There is evidence that prison turns people into career criminals. On the one hand, it cuts prisoners off from families, friends, and neighbors, who give them reasons to follow the law. Responsibilities as husbands and fathers are key factors that tame young men’s wildness and encourage them to settle down: One longitudinal study found that marriage may reduce reoffending by 35 percent. But prison makes it difficult to maintain families and friendships; visiting in person is difficult and time-consuming, prisons are often far away, and telephone calls are horrifically expensive.
Additionally, prison does much to draw inmates away from lawful work. In the month before their arrest, roughly three quarters of inmates were employed, earning the bulk of their income lawfully. Many were not only taking care of their children but helping to pay for rent, groceries, utilities, and health care. But prison destroys their earning potential. Prisoners lose their jobs on the outside. Felony convictions also disqualify ex-cons from certain jobs, housing, student loans, and voting. Spending a year or more in prison reduces the odds of post-prison employment by 24 percent and increases the odds of living on food stamps by 5 percent.
Conversely, prisons are breeding grounds for crime. Instead of working to support their own families and their victims, most prisoners are forced to remain idle. Instead of having to learn vocational skills, they have too much free time to hone criminal skills and connections. And instead of removing wrongdoers from criminogenic environments, prison clusters together neophytes and experienced recidivists, breeding gangs, criminal networks, and more crime. long sentences on average breed much more crime after release than they prevent during the sentence. Any benefit from locking criminals up temporarily is more than offset by the crime increase caused when prison turns small-timers into career criminals.
Over-imprisonment disrupts work, families, and communities, the building blocks of society, with too little benefit to show for it.

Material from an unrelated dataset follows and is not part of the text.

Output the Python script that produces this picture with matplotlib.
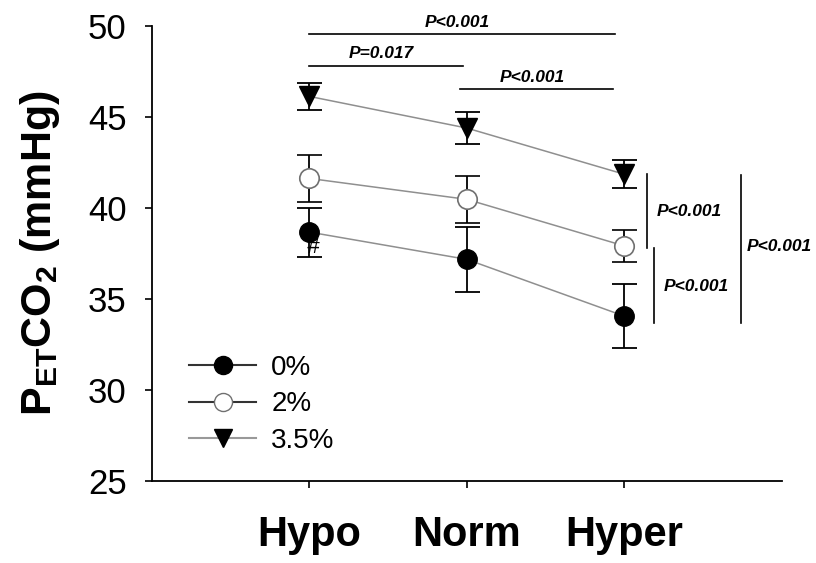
import matplotlib
matplotlib.use('Agg')
import matplotlib.pyplot as plt
from matplotlib.lines import Line2D

plt.rcParams['font.family'] = ['Liberation Sans', 'DejaVu Sans']
plt.rcParams['mathtext.fontset'] = 'custom'
plt.rcParams['mathtext.rm'] = 'Liberation Sans'
plt.rcParams['mathtext.bf'] = 'Liberation Sans:bold'

# data (mean +/- SE, mmHg)
conditions = ['Hypo', 'Norm', 'Hyper']
petco2_0 = [38.67, 37.17, 34.05]
err_0 = [1.35, 1.8, 1.75]
petco2_2 = [41.62, 40.47, 37.91]
err_2 = [1.3, 1.28, 0.87]
petco2_35 = [46.13, 44.39, 41.85]
err_35 = [0.75, 0.88, 0.78]
series_labels = ['0%', '2%', '3.5%']

# pairwise comparisons between conditions (from, to, label)
cond_pairs = [(0, 2, 'P<0.001'), (0, 1, 'P=0.017'), (1, 2, 'P<0.001')]
# comparisons between CO2 levels at Hyper
level_labels = ['P<0.001', 'P<0.001', 'P<0.001']

x = list(range(len(conditions)))

fig = plt.figure(figsize=(8.16, 5.63), dpi=100)
ax = fig.add_axes([0.186, 0.1462, 0.772, 0.8076])

line_col = '#8f8f8f'
eb = dict(ecolor='black', elinewidth=1.3, capsize=9, capthick=1.3)
ax.errorbar(x, petco2_0, yerr=err_0, color=line_col, lw=1.1, marker='o', ms=14,
            mfc='black', mec='black', zorder=3, **eb)
ax.errorbar(x, petco2_2, yerr=err_2, color=line_col, lw=1.1, marker='o', ms=14,
            mfc='white', mec='#707070', mew=1.2, zorder=3, **eb)
ax.errorbar(x, petco2_35, yerr=err_35, color=line_col, lw=1.1, marker='v', ms=14,
            mfc='black', mec='black', zorder=3, **eb)

ax.text(0.02, 37.8, '#', ha='center', va='center', fontsize=16, fontstyle='italic', zorder=2)

ax.set_xlim(-1, 3)
ax.set_ylim(25, 50)
ax.set_yticks([25, 30, 35, 40, 45, 50])
ax.set_xticks(x)
ax.set_xticklabels(conditions, fontsize=30, fontweight='bold')
ax.tick_params(axis='y', labelsize=25, length=5, width=1.2, pad=13, direction='out')
ax.tick_params(axis='x', length=5, width=1.2, pad=20, direction='out')
for s in ['top', 'right']:
    ax.spines[s].set_visible(False)
for s in ['left', 'bottom']:
    ax.spines[s].set_linewidth(1.3)

ax.set_ylabel(r'$\mathbf{P_{ET}CO_2}$ (mmHg)', fontsize=31, fontweight='bold', labelpad=19)

# significance brackets
sig_font = dict(fontsize=12.5, fontweight='bold', fontstyle='italic')
bar_y = [49.58, 47.82, 46.55]
txt_y = [50.18, 48.5, 47.16]
ends = [(0, 1.94), (0, 0.975), (0.957, 1.93)]
txt_x = [0.94, 0.46, 1.418]
for (i, j, lab), y, ty, (a, b), tx in zip(cond_pairs, bar_y, txt_y, ends, txt_x):
    ax.plot([a, b], [y, y], color='black', lw=1.2, clip_on=False)
    ax.text(tx, ty, lab, ha='center', va='center', clip_on=False, **sig_font)

vx = [2.144, 2.188, 2.744]
vy = [(37.8, 41.84), (33.65, 37.77), (33.65, 41.8)]
vtx = [(2.205, 39.79), (2.25, 35.66), (2.78, 37.86)]
for xx, (y0, y1), (tx, ty), lab in zip(vx, vy, vtx, level_labels):
    ax.plot([xx, xx], [y0, y1], color='black', lw=1.2, clip_on=False)
    ax.text(tx, ty, lab, ha='left', va='center', clip_on=False, **sig_font)

handles = [
    Line2D([], [], color='#333333', lw=1.5, marker='o', ms=13, mfc='black', mec='black'),
    Line2D([], [], color='#333333', lw=1.5, marker='o', ms=13, mfc='white', mec='#707070'),
    Line2D([], [], color='#999999', lw=1.5, marker='v', ms=13, mfc='black', mec='black'),
]
fig.legend(handles, series_labels, loc='upper left', bbox_to_anchor=(189.3 / 816, 1 - 355 / 563),
           frameon=False, fontsize=20, handlelength=2.4, handletextpad=0.55,
           labelspacing=0.37, borderpad=0, borderaxespad=0)

plt.savefig('out.png', dpi=100)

It is madness that prisoners spend years in state-sponsored idleness punctuated by sporadic brutality. All able-bodied prisoners should have to complete their educations and work, learning good work habits as well as marketable skills and be paid a fair wage, not pennies on the dollar. Prisoners’ wages could go to support their families, cover some costs of incarceration, and make restitution to their victims.
The American criminal justice has drifted away from its moral roots. The Left has forgotten how to blame and punish, and too often the Right has forgotten how to forgive. Over-imprisonment is wrong, but not because wrongdoers are blameless victims of a white-supremacist conspiracy. It is wrong because state coercion excessively disrupts work, families, and communities, the building blocks of society, with too little benefit to show for it. Our strategies for deterring crime not only fail to work on short-sighted, impulsive criminals, but harden them into careerists. Criminals deserve punishment, but it is wise as well as humane to temper justice with mercy.